En Grande-Bretagne et en Irlande, il peut arriver aux promeneurs, au détour d'un chemin, de découvrir des souches, des troncs ou plus rarement des arbres vivants dans lesquels ont été insérées des pièces par dizaines, centaines ou milliers.
Ceri Houlbrook, dans son essai
The Magic of Coin-Trees from Religion to Recreation, à la fois passionnant et d'un abord relativement aisé pour un néophyte, se penche sur les origines, les significations et le devenir possible de cette étonnante tradition.
Sans prétendre réaliser un inventaire exhaustif, que la nature-même de cette coutume, pouvant être démarrée à tout moment et où que ce soit par n'importe qui, rendrait de toute manière impossible, l'auteure rencensait en 2018 quarante sites où ces arbres à pièces, nommés la plupart du temps coin-trees, étaient visibles, parmi lesquels trente-sept considérés comme actifs, la majorité d'entre eux étant concentrée dans la moitié nord de l'Angleterre.
Si dans certains parcs naturels des panneaux présentent parfois des coin-trees comme étant anciens et incitent les visiteurs à chercher dans leur bois de vieilles pièces, les dates visibles sur ces pièces, minutieusement listées à chaque site par l'auteure et constituant la date la plus précoce à laquelle chacune à pu être insérée, indiquent aux contraire que ces arbres sont pour la plupart des créations récentes. La majorité d'entre eux daterait d'entre la fin des années 1990 et le début des années 2000. le cas le plus ancien attesté remonte au XVIIIe siècle, sur Isle Maree en Écosse, où à proximité d'un puits consacré à saint Maelrubha (également connu sous le nom de Maree), auquel étaient attribuées des propriétés curatives, une souche était utilisée comme autel afin de déposer des pièces en offrande.

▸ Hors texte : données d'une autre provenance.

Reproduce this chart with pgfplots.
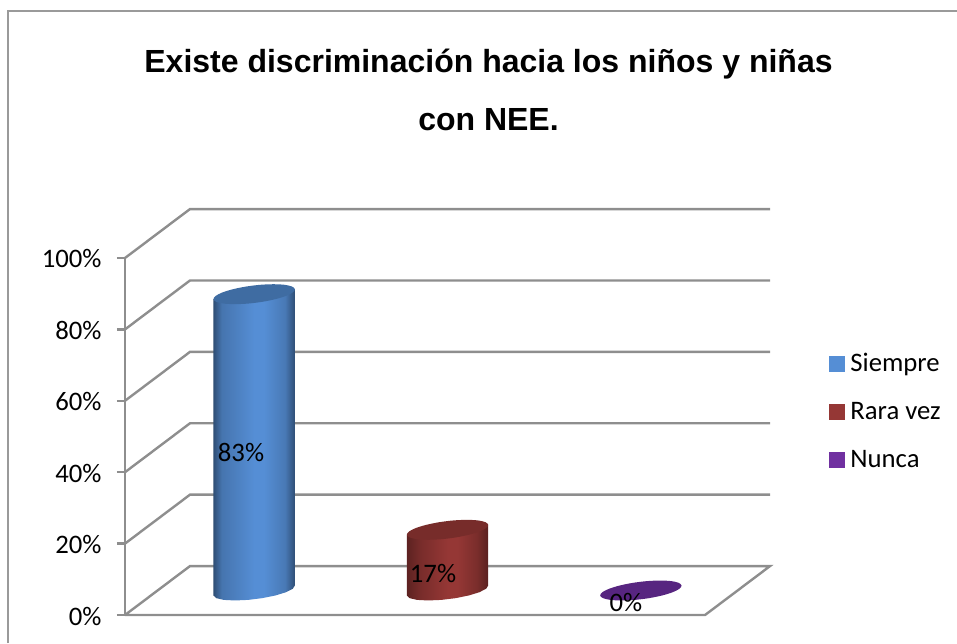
\documentclass[border=0pt]{standalone}
\usepackage{pgfplots}
\pgfplotsset{compat=1.18}
\usepackage{fontspec}
\setmainfont{Carlito}
\newfontfamily\titlefont{Liberation Sans}

\definecolor{gridgray}{HTML}{8E8E8E}
\definecolor{framegray}{HTML}{9A9A9A}
\definecolor{keyblue}{HTML}{558ED5}
\definecolor{keyred}{HTML}{953735}
\definecolor{keypurple}{HTML}{7030A0}
\definecolor{capblue}{HTML}{3F6CA2}
\definecolor{capred}{HTML}{772C2A}
\definecolor{cappurple}{HTML}{572580}

% Horizontal shadings that give the round look of the columns
\pgfdeclarehorizontalshading{cylblue}{100bp}{
  color(0bp)=(keyblue!55!black);
  color(25bp)=(keyblue!55!black);
  color(30bp)=(keyblue!82!black);
  color(50bp)=(keyblue);
  color(56bp)=(keyblue);
  color(69bp)=(keyblue!85!black);
  color(75bp)=(keyblue!55!black);
  color(100bp)=(keyblue!55!black)}
\pgfdeclarehorizontalshading{cylred}{100bp}{
  color(0bp)=(keyred!62!black);
  color(25bp)=(keyred!62!black);
  color(33bp)=(keyred!80!black);
  color(50bp)=(keyred);
  color(56bp)=(keyred);
  color(68bp)=(keyred!82!black);
  color(75bp)=(keyred!60!black);
  color(100bp)=(keyred!60!black)}

\begin{document}
\begin{tikzpicture}
\useasboundingbox (-125pt,-28pt) rectangle (832pt,615pt);
% chart area outline
\draw[framegray,line width=1.6pt] (-117pt,-28pt) -- (-117pt,604pt) -- (832pt,604pt);
% title
\node[font=\titlefont\bfseries\fontsize{32}{32}\selectfont,anchor=center] at (363.5pt,551pt)
  {Existe discriminación hacia los niños y niñas};
\node[font=\titlefont\bfseries\fontsize{32}{32}\selectfont,anchor=center] at (363.5pt,495pt)
  {con NEE.};

\begin{axis}[
  scale only axis,
  width=645pt, height=357pt,
  xmin=-0.5, xmax=2.836,
  ymin=0, ymax=100,
  clip=false,
  axis x line=none,
  axis y line*=left,
  axis line style={gridgray,line width=2.4pt,-},
  ytick={0,20,40,60,80,100},
  yticklabels={0\%,20\%,40\%,60\%,80\%,100\%},
  tick style={gridgray,line width=2.4pt},
  tick align=outside,
  major tick length=8pt,
  yticklabel style={font=\fontsize{26.7}{26.7}\selectfont,xshift=-12pt,yshift=-1pt},
  legend style={at={(1.0915,0.738)},anchor=north west,draw=none,fill=none,
    font=\fontsize{26.7}{26.7}\selectfont,row sep=25.3pt,column sep=4pt,
    inner sep=0pt,outer sep=0pt},
  legend cell align=left,
]
% legend keys
\addlegendimage{legend image code/.code={\fill[keyblue] (0pt,-7.5pt) rectangle (15pt,7.5pt);}}
\addlegendentry{Siempre}
\addlegendimage{legend image code/.code={\fill[keyred] (0pt,-7.5pt) rectangle (15pt,7.5pt);}}
\addlegendentry{Rara vez}
\addlegendimage{legend image code/.code={\fill[keypurple] (0pt,-7.5pt) rectangle (15pt,7.5pt);}}
\addlegendentry{Nunca}

% floor and gridlines on the side and back walls
\addplot[gridgray,line width=2.4pt,forget plot] coordinates {(-0.5,0) (2.5,0) (2.836,13.7) (-0.164,13.7) (-0.5,0)};
\addplot[gridgray,line width=2.4pt,forget plot] coordinates {(-0.5,20) (-0.164,33.7) (2.836,33.7)};
\addplot[gridgray,line width=2.4pt,forget plot] coordinates {(-0.5,40) (-0.164,53.7) (2.836,53.7)};
\addplot[gridgray,line width=2.4pt,forget plot] coordinates {(-0.5,60) (-0.164,73.7) (2.836,73.7)};
\addplot[gridgray,line width=2.4pt,forget plot] coordinates {(-0.5,80) (-0.164,93.7) (2.836,93.7)};
\addplot[gridgray,line width=2.4pt,forget plot] coordinates {(-0.5,100) (-0.164,113.7) (2.836,113.7)};

% Siempre: 83
\addplot[draw=none,shade,shading=cylblue,xshift=32.5pt,yshift=24.5pt,forget plot]
  coordinates {(-0.2105,81.6) (0.2105,84.4) (0.2105,1.40) (0.1996,0.49) (0.1647,-0.48) (0.11,-1.39)
    (0.0419,-2.14) (-0.0312,-2.63) (-0.1005,-2.79) (-0.1577,-2.63) (-0.1959,-2.14) (-0.2105,-1.40)};
\addplot[draw=none,fill=capblue,smooth cycle,xshift=32.5pt,yshift=24.5pt,forget plot]
  coordinates {(-0.2105,81.60) (-0.1959,80.86) (-0.1577,80.37) (-0.1005,80.21) (-0.0312,80.37) (0.0419,80.86)
    (0.11,81.61) (0.1647,82.52) (0.1996,83.49) (0.2105,84.40) (0.1959,85.14) (0.1577,85.63)
    (0.1005,85.79) (0.0312,85.63) (-0.0419,85.14) (-0.11,84.39) (-0.1647,83.48) (-0.1996,82.51)};

% Rara vez: 17
\addplot[draw=none,shade,shading=cylred,xshift=32.5pt,yshift=24.5pt,forget plot]
  coordinates {(0.7895,15.6) (1.2105,18.4) (1.2105,1.40) (1.1996,0.49) (1.1647,-0.48) (1.11,-1.39)
    (1.0419,-2.14) (0.9688,-2.63) (0.8995,-2.79) (0.8423,-2.63) (0.8041,-2.14) (0.7895,-1.40)};
\addplot[draw=none,fill=capred,smooth cycle,xshift=32.5pt,yshift=24.5pt,forget plot]
  coordinates {(0.7895,15.60) (0.8041,14.86) (0.8423,14.37) (0.8995,14.21) (0.9688,14.37) (1.0419,14.86)
    (1.11,15.61) (1.1647,16.52) (1.1996,17.49) (1.2105,18.40) (1.1959,19.14) (1.1577,19.63)
    (1.1005,19.79) (1.0312,19.63) (0.9581,19.14) (0.89,18.39) (0.8353,17.48) (0.8004,16.51)};

% Nunca: 0
\addplot[draw=none,fill=cappurple,smooth cycle,xshift=32.5pt,yshift=24.5pt,forget plot]
  coordinates {(1.7895,-1.40) (1.8041,-2.14) (1.8423,-2.63) (1.8995,-2.79) (1.9688,-2.63) (2.0419,-2.14)
    (2.11,-1.39) (2.1647,-0.48) (2.1996,0.49) (2.2105,1.40) (2.1959,2.14) (2.1577,2.63)
    (2.1005,2.79) (2.0312,2.63) (1.9581,2.14) (1.89,1.39) (1.8353,0.48) (1.8004,-0.49)};

% value labels
\node[font=\fontsize{26.7}{26.7}\selectfont] at (axis cs:0.1,45.4) {83\%};
\node[font=\fontsize{26.7}{26.7}\selectfont] at (axis cs:1.093,11.7) {17\%};
\node[font=\fontsize{26.7}{26.7}\selectfont] at (axis cs:2.091,3.6) {0\%};
\end{axis}
\end{tikzpicture}
\end{document}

Afin d'expliquer cette tradition, l'auteure ne se contente pas de développer le symbolisme attaché à l'arbre et à la pièce, ou de la rapprocher d'autres pratiques adjacentes, comme celle des rag-trees, ces arbres où sont noués rubans et morceaux de tissu, ou celle des très envahissants cadenas des amoureux ; elle évoque aussi les critères matériels concrets ayant permis ou contraint son l'évolution. le fait qu'aujourd'hui l'on préfère laisser un arbre ayant dû être coupé se dégrader dans son milieu naturel plutôt que de l'en retirer, et qu'il est commun d'avoir sur soi des pièces d'une valeur si infime que l'on peut sans regret s'en délester sont peut-être les plus déterminants. D'ici quelques années, la disparition ou du moins la raréfaction de la menue monnaie pourrait conduire à une nouvelle mue et à l'usage de nouvelles offrandes.